In fact, there are no less than a hundred galleries stretched out along a half-mile. And if you’re having trouble figuring out which ones to visit, something like this curated tour can help you out.

Unfortunately, due to time constraints, I only had time for a brief walk around, but art lovers should definitely add extra time to their trip to fully explore the area.

While the galleries take on Santa Fe’s distinct Pueblo Revival style, the area’s atmosphere reminded me somewhat of Mexico’s San Miguel de Allende that I’d just visited a few months prior.

Santa Fe Guide
Santa Fe Guide

Additional Info

As you might expect, the most convenient area to stay in Santa Fe would be the historical center. Top-rated hotels include the Guadalupe Inn and the Parador, which both include free breakfast.
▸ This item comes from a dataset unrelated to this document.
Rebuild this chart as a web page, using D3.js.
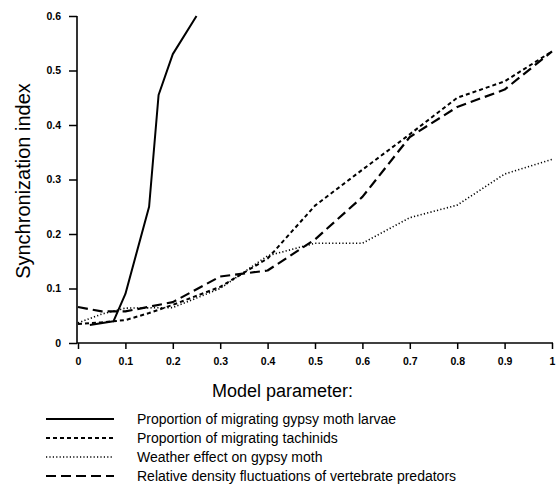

The further out from the center you’re willing to stay, the cheaper the hotels will get. With prices soaring throughout the United States, there’s certainly no true ‘budget’ accommodation anymore, but the Motel 6 on the outskirts of town is perhaps the closest thing.

That’s where I chose to stay, with the room costing about $75 per night. There are actually two different Motel 6’s in Santa Fe, and while I stayed at the one farther from the center, it was still a relatively easy drive.


If you’re interested in an in-depth guided tour of Santa Fe, there are plenty of options to choose from. But this one, led by local historian Ana Pacheco, appears to be the most interesting. And it even has over 100 positive reviews.

If you’re flying in, the nearest major airport to Santa Fe is Albuquerque, about an hour’s drive from Santa Fe. You can easily book a rental car online with sites like Discover Cars.

There’s also a train connecting the two cities called the New Mexico Rail Runner Express.

Being one of America’s oldest cities, central Santa Fe is very walkable. And you can easily get to many of the locations mentioned in the Santa Fe guide above on foot.

You’ll need a vehicle of some sort, however, to visit more distant places like Museum Hill and Canyon Road. Supposedly, public buses connect the historical center with Museum Hill, though renting a car will still be your best bet.